## PROBLEM STATEMENT
Begin with the line holding "Generate a Python", end with the line holding "7, 8, 9, 10]", and repeat every line in between exactly, without pictures.

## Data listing
========================================
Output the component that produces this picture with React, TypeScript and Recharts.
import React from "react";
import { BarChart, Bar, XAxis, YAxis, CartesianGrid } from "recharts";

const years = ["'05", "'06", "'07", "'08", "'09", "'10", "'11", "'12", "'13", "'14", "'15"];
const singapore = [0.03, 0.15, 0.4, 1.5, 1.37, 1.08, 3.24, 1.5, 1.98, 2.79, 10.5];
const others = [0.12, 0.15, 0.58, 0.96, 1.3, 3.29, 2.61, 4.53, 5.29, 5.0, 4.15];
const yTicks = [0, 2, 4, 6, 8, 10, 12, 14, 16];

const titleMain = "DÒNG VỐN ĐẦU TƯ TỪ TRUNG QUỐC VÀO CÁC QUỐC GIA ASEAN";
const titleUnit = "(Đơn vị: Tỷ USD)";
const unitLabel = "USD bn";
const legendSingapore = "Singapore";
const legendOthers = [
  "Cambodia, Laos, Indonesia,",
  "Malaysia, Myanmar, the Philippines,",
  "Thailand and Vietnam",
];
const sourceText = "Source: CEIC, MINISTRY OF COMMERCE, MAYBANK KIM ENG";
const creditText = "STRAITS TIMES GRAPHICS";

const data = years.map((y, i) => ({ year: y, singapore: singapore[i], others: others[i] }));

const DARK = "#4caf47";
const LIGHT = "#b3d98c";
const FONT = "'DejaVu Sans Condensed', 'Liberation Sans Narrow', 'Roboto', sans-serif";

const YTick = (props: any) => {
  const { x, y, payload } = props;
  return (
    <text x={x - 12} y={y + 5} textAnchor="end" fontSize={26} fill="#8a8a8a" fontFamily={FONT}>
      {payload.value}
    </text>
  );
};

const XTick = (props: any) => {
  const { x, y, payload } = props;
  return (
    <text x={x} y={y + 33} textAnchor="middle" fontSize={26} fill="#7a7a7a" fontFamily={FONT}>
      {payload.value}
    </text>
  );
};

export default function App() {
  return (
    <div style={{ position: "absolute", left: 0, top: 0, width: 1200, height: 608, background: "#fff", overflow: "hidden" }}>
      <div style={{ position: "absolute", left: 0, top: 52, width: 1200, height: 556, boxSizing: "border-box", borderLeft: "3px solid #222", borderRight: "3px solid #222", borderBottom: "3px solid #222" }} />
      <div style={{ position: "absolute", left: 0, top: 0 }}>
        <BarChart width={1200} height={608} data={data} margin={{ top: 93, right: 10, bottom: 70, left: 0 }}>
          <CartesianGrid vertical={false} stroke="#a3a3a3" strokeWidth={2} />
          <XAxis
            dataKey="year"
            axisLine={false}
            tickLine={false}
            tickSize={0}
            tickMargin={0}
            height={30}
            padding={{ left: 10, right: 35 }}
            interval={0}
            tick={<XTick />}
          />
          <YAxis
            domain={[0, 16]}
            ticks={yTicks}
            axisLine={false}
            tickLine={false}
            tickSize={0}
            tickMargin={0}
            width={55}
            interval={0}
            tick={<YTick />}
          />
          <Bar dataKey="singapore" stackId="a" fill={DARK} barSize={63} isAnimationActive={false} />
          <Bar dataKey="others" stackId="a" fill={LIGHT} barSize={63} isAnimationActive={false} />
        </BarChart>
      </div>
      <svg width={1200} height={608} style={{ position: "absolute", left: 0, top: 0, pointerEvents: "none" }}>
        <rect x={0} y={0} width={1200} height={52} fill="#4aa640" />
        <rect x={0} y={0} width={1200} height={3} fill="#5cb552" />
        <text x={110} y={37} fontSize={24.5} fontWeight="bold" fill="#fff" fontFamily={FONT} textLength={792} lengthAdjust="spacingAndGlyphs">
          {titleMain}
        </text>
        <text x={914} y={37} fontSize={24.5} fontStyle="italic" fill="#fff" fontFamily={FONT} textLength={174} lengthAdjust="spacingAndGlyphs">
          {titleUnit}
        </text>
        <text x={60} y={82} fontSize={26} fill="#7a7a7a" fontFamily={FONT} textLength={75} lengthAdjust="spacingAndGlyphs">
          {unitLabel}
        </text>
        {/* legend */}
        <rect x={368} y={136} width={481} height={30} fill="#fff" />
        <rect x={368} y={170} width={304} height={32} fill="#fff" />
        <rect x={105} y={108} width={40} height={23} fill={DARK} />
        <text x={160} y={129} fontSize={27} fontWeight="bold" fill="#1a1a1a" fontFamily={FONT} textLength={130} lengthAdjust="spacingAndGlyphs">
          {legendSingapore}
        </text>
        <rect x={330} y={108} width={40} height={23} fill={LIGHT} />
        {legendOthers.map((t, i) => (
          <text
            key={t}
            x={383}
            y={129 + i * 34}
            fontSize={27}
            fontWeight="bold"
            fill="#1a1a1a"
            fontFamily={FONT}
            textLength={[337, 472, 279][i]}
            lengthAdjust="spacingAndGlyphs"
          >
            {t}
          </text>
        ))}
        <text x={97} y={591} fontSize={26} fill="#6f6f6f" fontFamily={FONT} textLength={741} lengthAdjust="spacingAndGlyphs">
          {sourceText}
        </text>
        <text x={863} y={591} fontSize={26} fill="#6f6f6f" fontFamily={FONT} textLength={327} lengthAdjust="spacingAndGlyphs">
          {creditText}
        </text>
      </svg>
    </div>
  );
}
========================================
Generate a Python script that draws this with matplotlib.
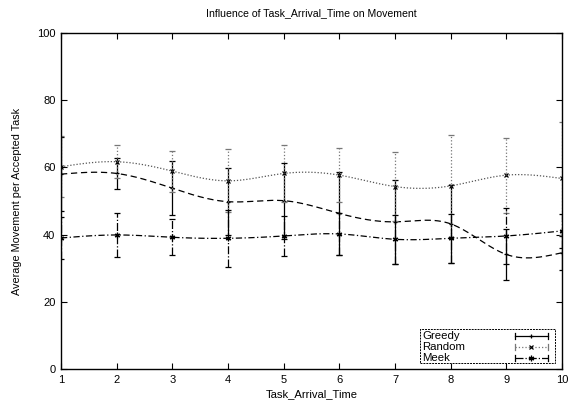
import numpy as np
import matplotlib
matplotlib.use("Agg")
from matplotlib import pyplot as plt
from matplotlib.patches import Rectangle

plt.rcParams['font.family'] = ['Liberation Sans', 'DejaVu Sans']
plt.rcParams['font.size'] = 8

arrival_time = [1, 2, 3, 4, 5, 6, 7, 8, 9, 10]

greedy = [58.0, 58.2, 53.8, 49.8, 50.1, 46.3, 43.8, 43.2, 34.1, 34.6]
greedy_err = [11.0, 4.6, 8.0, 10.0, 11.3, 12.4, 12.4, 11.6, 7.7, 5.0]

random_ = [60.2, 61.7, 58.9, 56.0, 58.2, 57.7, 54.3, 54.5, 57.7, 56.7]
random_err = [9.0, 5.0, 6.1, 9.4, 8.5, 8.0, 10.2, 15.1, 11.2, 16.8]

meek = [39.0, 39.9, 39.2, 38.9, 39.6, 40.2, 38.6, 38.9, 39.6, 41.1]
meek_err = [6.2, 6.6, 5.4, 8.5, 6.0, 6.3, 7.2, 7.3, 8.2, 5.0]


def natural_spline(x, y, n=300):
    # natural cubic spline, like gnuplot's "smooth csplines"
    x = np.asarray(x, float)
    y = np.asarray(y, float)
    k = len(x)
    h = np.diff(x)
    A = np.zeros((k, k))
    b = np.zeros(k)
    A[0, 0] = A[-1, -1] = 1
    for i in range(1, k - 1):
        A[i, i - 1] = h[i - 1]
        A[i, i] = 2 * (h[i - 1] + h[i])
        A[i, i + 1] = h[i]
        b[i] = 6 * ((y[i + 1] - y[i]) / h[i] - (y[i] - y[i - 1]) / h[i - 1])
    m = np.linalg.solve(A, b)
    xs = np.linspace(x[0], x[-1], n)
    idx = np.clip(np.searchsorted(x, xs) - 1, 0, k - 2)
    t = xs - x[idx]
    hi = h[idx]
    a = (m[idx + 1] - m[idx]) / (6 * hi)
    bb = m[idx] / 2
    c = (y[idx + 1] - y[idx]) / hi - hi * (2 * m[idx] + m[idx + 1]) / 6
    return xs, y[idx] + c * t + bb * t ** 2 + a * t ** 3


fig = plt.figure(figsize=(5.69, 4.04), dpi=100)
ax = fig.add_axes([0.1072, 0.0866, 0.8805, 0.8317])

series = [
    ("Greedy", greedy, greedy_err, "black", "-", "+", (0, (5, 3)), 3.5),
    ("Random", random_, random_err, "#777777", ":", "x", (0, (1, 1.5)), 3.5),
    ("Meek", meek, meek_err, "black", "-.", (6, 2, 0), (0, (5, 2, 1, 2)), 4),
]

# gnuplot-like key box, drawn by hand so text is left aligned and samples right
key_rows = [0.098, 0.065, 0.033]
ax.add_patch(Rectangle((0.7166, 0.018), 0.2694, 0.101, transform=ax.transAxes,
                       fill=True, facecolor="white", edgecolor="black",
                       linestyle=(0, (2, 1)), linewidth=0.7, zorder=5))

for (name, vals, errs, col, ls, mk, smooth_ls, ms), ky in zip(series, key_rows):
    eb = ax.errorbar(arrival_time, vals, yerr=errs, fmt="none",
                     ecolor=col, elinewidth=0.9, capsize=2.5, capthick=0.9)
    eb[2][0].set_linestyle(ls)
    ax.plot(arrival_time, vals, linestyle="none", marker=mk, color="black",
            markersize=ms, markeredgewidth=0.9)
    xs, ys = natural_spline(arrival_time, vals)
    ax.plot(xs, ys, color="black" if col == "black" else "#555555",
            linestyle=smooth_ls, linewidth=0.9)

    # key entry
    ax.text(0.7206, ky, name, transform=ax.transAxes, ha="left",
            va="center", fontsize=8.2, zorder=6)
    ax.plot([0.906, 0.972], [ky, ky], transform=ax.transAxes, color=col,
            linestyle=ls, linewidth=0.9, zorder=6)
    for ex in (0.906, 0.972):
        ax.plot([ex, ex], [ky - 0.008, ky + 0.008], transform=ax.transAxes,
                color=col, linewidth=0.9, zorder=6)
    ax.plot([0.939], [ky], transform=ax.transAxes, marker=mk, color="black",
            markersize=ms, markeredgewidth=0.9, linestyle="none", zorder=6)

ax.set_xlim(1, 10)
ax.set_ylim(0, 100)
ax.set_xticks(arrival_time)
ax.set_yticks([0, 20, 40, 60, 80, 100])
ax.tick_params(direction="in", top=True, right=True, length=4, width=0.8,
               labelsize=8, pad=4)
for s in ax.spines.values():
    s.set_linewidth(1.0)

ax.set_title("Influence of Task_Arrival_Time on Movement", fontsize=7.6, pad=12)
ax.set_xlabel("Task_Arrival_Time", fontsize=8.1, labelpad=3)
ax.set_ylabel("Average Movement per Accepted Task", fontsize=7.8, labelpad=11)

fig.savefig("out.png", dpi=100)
========================================
## FINAL RESULT
Generate a Python script that draws this with matplotlib.
import numpy as np
import matplotlib
matplotlib.use("Agg")
from matplotlib import pyplot as plt
from matplotlib.patches import Rectangle

plt.rcParams['font.family'] = ['Liberation Sans', 'DejaVu Sans']
plt.rcParams['font.size'] = 8

arrival_time = [1, 2, 3, 4, 5, 6, 7, 8, 9, 10]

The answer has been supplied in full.